If the COVID-19 pandemic taught us anything, it’s that what we thought was “normal” and worked in terms of productivity no longer fits the new reality — and this includes work myths like efficiency and the supposed “dress code.”

From now on, our brightly colored dyed hair, our piercings, our style, and our tattoos are more than an expression of our personality — they are our rights as individuals.

But this change goes beyond body modifications once considered “eccentric;” it’s about abolishing the pressure of society, the outdated “should be” that pushed us to self-isolation, to cover our natural hair or hide our partner to avoid embarrassing questions that are now unnecessary.

This is the time to rewrite society’s expectations and finally allow ourselves to be who we are without a second thought.

Here are two reasons why this push toward individualism is so important for the near future.

Freedom of expression 

Without this unnecessary pressure of fitting into a cookie-cut ideal figure of corporate America, more freedom of expression will have our creative juices flowing and ultimately propel ideas.
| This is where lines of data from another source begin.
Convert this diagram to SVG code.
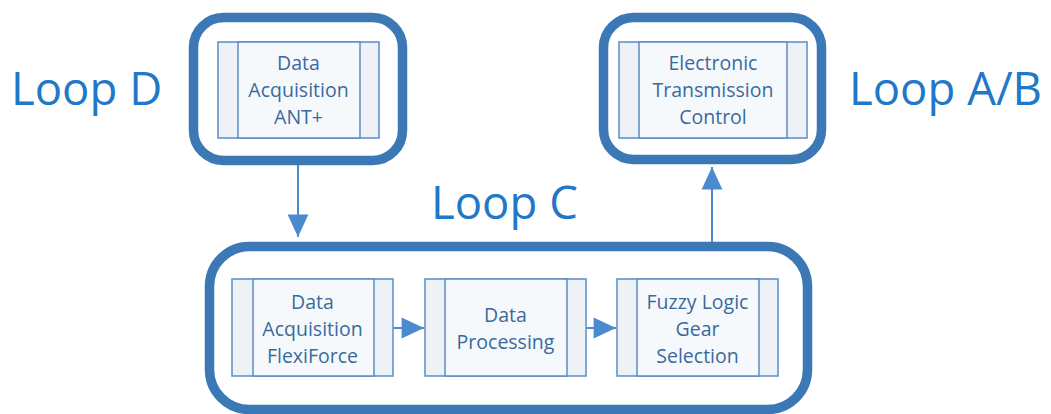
<svg xmlns="http://www.w3.org/2000/svg" width="1051" height="414" viewBox="0 0 1051 414">
  <defs>
    <style>
      .loop { fill: #ffffff; stroke: #3b78b5; stroke-width: 9.5; }
      .proc { fill: #f6f9fc; stroke: #5b8cc4; stroke-width: 1.5; }
      .side { fill: #eef2f7; stroke: #5b8cc4; stroke-width: 1.5; }
      .label { font-family: "Open Sans", "Liberation Sans", sans-serif; font-size: 19.5px; fill: #3a6a9c; text-anchor: middle; }
      .title { font-family: "Open Sans", "Liberation Sans", sans-serif; font-size: 45.5px; fill: #1f78c8; }
      .conn { stroke: #4a8ad0; stroke-width: 2; fill: none; }
    </style>
    <marker id="arrowBig" viewBox="0 0 10 10" refX="10" refY="5" markerWidth="16" markerHeight="16" markerUnits="userSpaceOnUse" orient="auto" overflow="visible">
      <path d="M-4,-1.5 L10,5 L-4,11.5 z" fill="#4a8ad0"/>
    </marker>
  </defs>

  <rect width="1051" height="414" fill="#ffffff"/>

  <!-- loop titles -->
  <text class="title" x="11" y="105">Loop D</text>
  <text class="title" x="431" y="219">Loop C</text>
  <text class="title" x="849" y="105">Loop A/B</text>

  <!-- Loop D -->
  <g id="loop-d">
    <rect class="loop" x="193.5" y="17.5" width="209" height="143" rx="30"/>
    <g id="ant-acquisition">
      <rect class="side" x="218" y="42" width="161" height="96"/>
      <rect class="proc" x="238" y="42" width="122" height="96"/>
      <text class="label" x="298.5" y="70">Data</text>
      <text class="label" x="298.5" y="97">Acquisition</text>
      <text class="label" x="298.5" y="124">ANT+</text>
    </g>
  </g>

  <!-- Loop A/B -->
  <g id="loop-ab">
    <rect class="loop" x="603.5" y="17.5" width="218" height="142" rx="30"/>
    <g id="transmission-control">
      <rect class="side" x="619" y="42" width="188" height="96"/>
      <rect class="proc" x="639" y="42" width="148" height="96"/>
      <text class="label" x="713" y="70">Electronic</text>
      <text class="label" x="713" y="97">Transmission</text>
      <text class="label" x="713" y="124">Control</text>
    </g>
  </g>

  <!-- Loop C -->
  <g id="loop-c">
    <rect class="loop" x="209.5" y="246.5" width="598" height="163" rx="40"/>
    <g id="flexiforce-acquisition">
      <rect class="side" x="232" y="279" width="161" height="97"/>
      <rect class="proc" x="253" y="279" width="121" height="97"/>
      <text class="label" x="312.5" y="309">Data</text>
      <text class="label" x="312.5" y="336">Acquisition</text>
      <text class="label" x="312.5" y="363">FlexiForce</text>
    </g>
    <g id="data-processing">
      <rect class="side" x="425" y="279" width="161" height="97"/>
      <rect class="proc" x="445" y="279" width="122" height="97"/>
      <text class="label" x="505.5" y="322">Data</text>
      <text class="label" x="505.5" y="349">Processing</text>
    </g>
    <g id="gear-selection">
      <rect class="side" x="617" y="279" width="161" height="97"/>
      <rect class="proc" x="637" y="279" width="122" height="97"/>
      <text class="label" x="697.5" y="309">Fuzzy Logic</text>
      <text class="label" x="697.5" y="336">Gear</text>
      <text class="label" x="697.5" y="363">Selection</text>
    </g>
  </g>

  <!-- connectors, drawn over the loop outlines -->
  <g id="connectors">
    <line class="conn" x1="298" y1="165" x2="298" y2="237" marker-end="url(#arrowBig)"/>
    <line class="conn" x1="712" y1="242" x2="712" y2="167" marker-end="url(#arrowBig)"/>
    <line class="conn" x1="393.5" y1="328" x2="424" y2="328" stroke-width="3" marker-end="url(#arrowBig)"/>
    <line class="conn" x1="586.5" y1="328" x2="616" y2="328" stroke-width="3" marker-end="url(#arrowBig)"/>
  </g>
</svg>
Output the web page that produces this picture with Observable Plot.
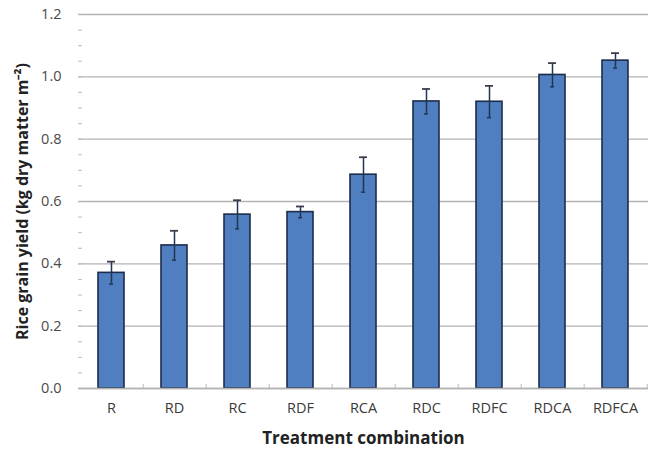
<!DOCTYPE html>
<html>
<head>
<meta charset="utf-8">
<script src="https://cdn.jsdelivr.net/npm/d3@7"></script>
<script src="https://cdn.jsdelivr.net/npm/@observablehq/plot@0.6"></script>
<style>
  html, body { margin: 0; padding: 0; background: #fff; }
  #chart { width: 650px; height: 454px; }
</style>
</head>
<body>
<div id="chart"></div>
<script>
const treatments = ["R", "RD", "RC", "RDF", "RCA", "RDC", "RDFC", "RDCA", "RDFCA"];
const yieldValues = [0.371, 0.459, 0.558, 0.566, 0.686, 0.921, 0.920, 1.006, 1.052];
const errorValues = [0.036, 0.047, 0.046, 0.018, 0.056, 0.040, 0.051, 0.038, 0.024];
const majorTicks = [0, 0.2, 0.4, 0.6, 0.8, 1.0, 1.2];
const minorTicks = d3.range(0, 1.2001, 0.05);

const data = treatments.map((t, i) => ({t, v: yieldValues[i], e: errorValues[i]}));

const W = 650, H = 454, ML = 78, MR = 2, MT = 14, MB = 66;
const half = (W - ML - MR) / treatments.length / 2;
const font = "'Open Sans', 'Liberation Sans', sans-serif";

const chart = Plot.plot({
  width: W,
  height: H,
  marginLeft: ML,
  marginRight: MR,
  marginTop: MT,
  marginBottom: MB,
  style: {fontFamily: font, background: "#fff"},
  x: {domain: treatments, paddingInner: 0.59, paddingOuter: 0.295, label: null},
  y: {domain: [0, 1.2], label: null},
  marks: [
    Plot.ruleY(majorTicks, {stroke: "#b3b3b3", strokeWidth: 1.3}),
    Plot.ruleX([0], {frameAnchor: "left", stroke: "#b3b3b3", strokeWidth: 1.3}),
    Plot.axisY({ticks: minorTicks, tickSize: -4, tickFormat: () => "", stroke: "#bbbbbb"}),
    Plot.axisY({ticks: majorTicks, tickSize: 0, tickPadding: 17, tickFormat: d3.format(".1f"),
      fontSize: 14.5, fill: "#4a4a4a", stroke: "none",
      label: "Rice grain yield (kg dry matter m\u207B\u00B2)", labelAnchor: "center", labelArrow: "none",
      labelOffset: 62}),
    Plot.axisX({tickSize: -4, dx: half, tickFormat: () => "", stroke: "#bbbbbb"}),
    Plot.axisX({tickSize: 0, tickPadding: 14, fontSize: 14.5, fill: "#3a3a3a",
      label: "Treatment combination", labelAnchor: "center", labelArrow: "none", labelOffset: 55}),
    Plot.barY(data, {x: "t", y: "v", fill: "#4f7fc0", stroke: "#1d2c4a", strokeWidth: 1.6}),
    Plot.ruleX(data, {x: "t", y1: d => d.v - d.e, y2: d => d.v + d.e, stroke: "#233554", strokeWidth: 1.5}),
    Plot.tickY(data, {x: "t", y: d => d.v + d.e, stroke: "#3a3f4a", strokeWidth: 1.8, insetLeft: 9, insetRight: 9}),
    Plot.tickY(data, {x: "t", y: d => d.v - d.e, stroke: "#233554", strokeWidth: 1.5, insetLeft: 11, insetRight: 11}),
    Plot.ruleY([0], {stroke: "#b3b3b3", strokeWidth: 1.3})
  ]
});
chart.querySelectorAll("[aria-label='y-axis label'] text").forEach(t => {
  t.setAttribute("font-weight", "bold");
  t.setAttribute("font-size", "16");
  t.setAttribute("fill", "#222");
});
chart.querySelectorAll("[aria-label='x-axis label'] text").forEach(t => {
  t.setAttribute("font-weight", "bold");
  t.setAttribute("font-size", "17");
  t.setAttribute("fill", "#222");
});
document.getElementById("chart").appendChild(chart);
</script>
</body>
</html>
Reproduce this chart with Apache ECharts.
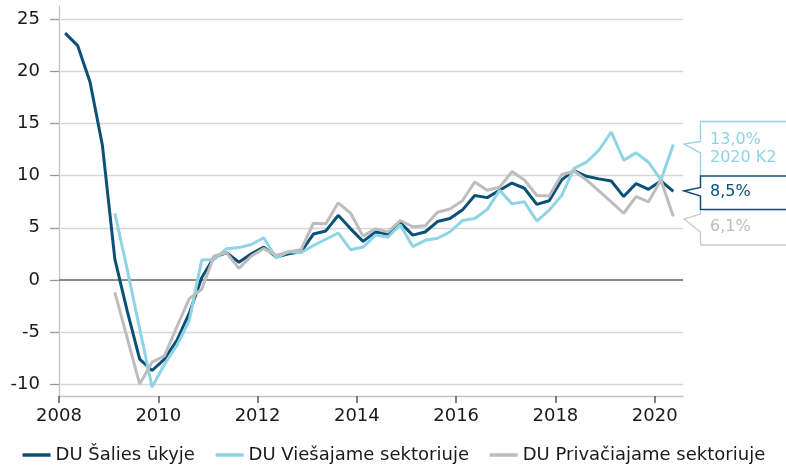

It means simultaneously representing individuality and creating a new type of role model that reassures our next generation to do whatever they want in life without changing. It means destroying the ancient and negative connotations that certain modifications like tattoos and piercings may have and overriding them with positivity.

Easing your mental health

Individuality is not only what we physically perceive; it is also what we deal with inside. By not actively having to hide certain parts of ourselves, such as our depressive moods, we will have more time to channel this energy into our work. During COVID-19,n a wave of compassion has highlighted mental health and the importance of not stigmatizing it in the workplace. As we prepare ourselves to go back to IRL work, we should reflect on this because our mental health is, too, what makes us the individuals we are. 

It is extremely hard to talk about mental health, but we can start a conversation with compassion. In a Harvard Hillel discussion entitled “Mental Health as an Invisible Dimension of Diversity’,” the director of the office of race, equity, and inclusion at the Massachusetts Department of Mental Health Joy Connell expressed: “There’s a lot of reasons people are fearful or hesitant to disclose this,” reasons such as fear of diminished expectations around work performance, fear of pressure to resign, and fear of how disclosure could affect social interactions with colleagues. “We spend so much of our waking time at work at these jobs, and to have that happen has got to be awful,” according to the same article based on the expert panel. Little by little, we can diminish those reasons and stigmatized fear at the workplace and make it easier for our future generation. They don’t need to carry that pressure.

So, as we ease back into our busy lives, let’s work on rewriting society’s outdated rulebook with what we’ve learned during this dreadful pandemic. Let’s flourish our individuality in a healthy and compassion-filled way and use our voices to make sure we’re being heard at our workplace — advocating for both our physical appearance and mental health.